Image 126Un povero come Lazzaro

Non tutti però si davano appuntamento insieme. C’era anche un povero solitario, che rifuggiva la calca. A qualsiasi ora veniva a bussare alla porta del convento, elemosinando un po’ di pane con qualcosa da insaporirlo e qualche soldo. Si chiamava Giovanni, ed era un poveraccio come il Lazzaro della parabola evangelica. Si definiva - bontà sua - «il figlio di Dio». E ne era ferocemente convinto. Era un uomo che, con il temperamento bizzarro che si ritrovava, aveva fatto della libertà e della povertà una scelta - forse obbligata - di vita. Un uomo che non esigeva più del necessario per tirare a campare, accontentandosi delle briciole che cadevano dalla mensa della grassa Bologna. Un uomo che citava il vangelo a memoria e lo buttava brutalmente in faccia a chi incontrava, tanto che lo avresti definito uno sputasentenze molesto. Un uomo scomodo, che vestiva indumenti impossibili, che si lavava alle fontane pubbliche, spesso anche alla fontana accanto al convento, che non conosceva né scarpe né sandali, e che dormiva sotto le stelle, estate o inverno che fosse. Un uomo emarginato dalla società civile ed evitato dalla gente, che egli, a sua volta, non tentava neppure di avvicinare, forse per non incutere paura a nessuno. Anche i cani stavano alla larga da lui. I frati del convento lo chiamavano affettuosamente «Giovannino», e lo accoglievano dandogli una mano, ma solo come e quando lui voleva.

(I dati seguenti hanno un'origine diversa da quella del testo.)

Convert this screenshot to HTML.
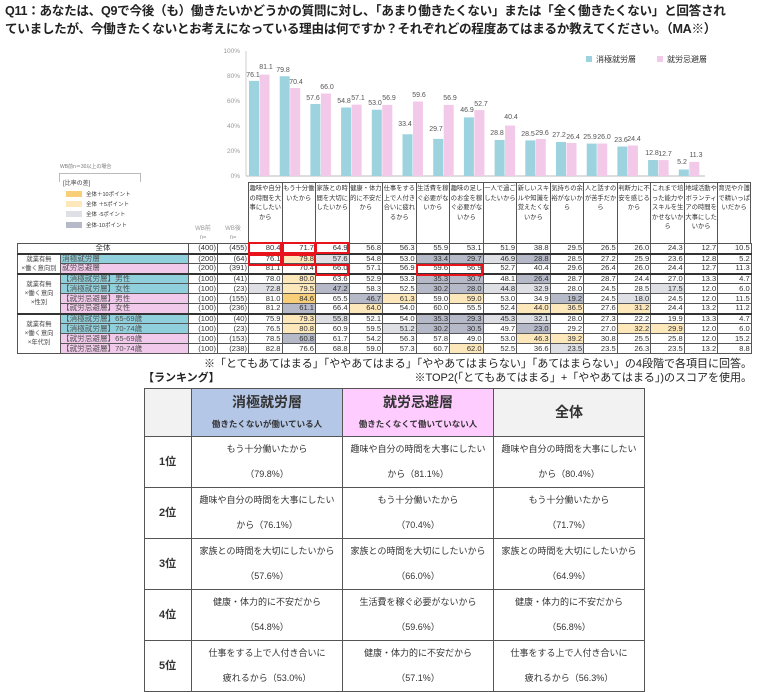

Giovannino, un pomeriggio d’estate, morì, come avviene prima o poi per tutti. Morto per ictus nel centro della città, hanno riferito i giornali, anche se non mancavano voci che fosse stato stroncato da botte ricevute chissà dove. A ogni modo, un morto da dimenticare il più presto possibile, perché non vi era chi ne sentiva compassione. Fu sepolto in tutta fretta non si sa dove, senza alcun funerale, perché nessuno ne aveva reclamato la salma. Ma nella tomba di Giovanni, «il figlio di Dio», un poveraccio da tutti schivato anche da morto, non fu schivato da Dio: su di lui brillò la luce di Colui che non dimentica il grido degli afflitti (Sal 9,13) e ascolta il lamento dei poveri (Gb 34,28), quel Dio che Giovannino, pur nella sua originalità, aveva sempre cercato in vita, assieme a quel pezzo di pane e a quel poco denaro che gli veniva dato alla porta del convento.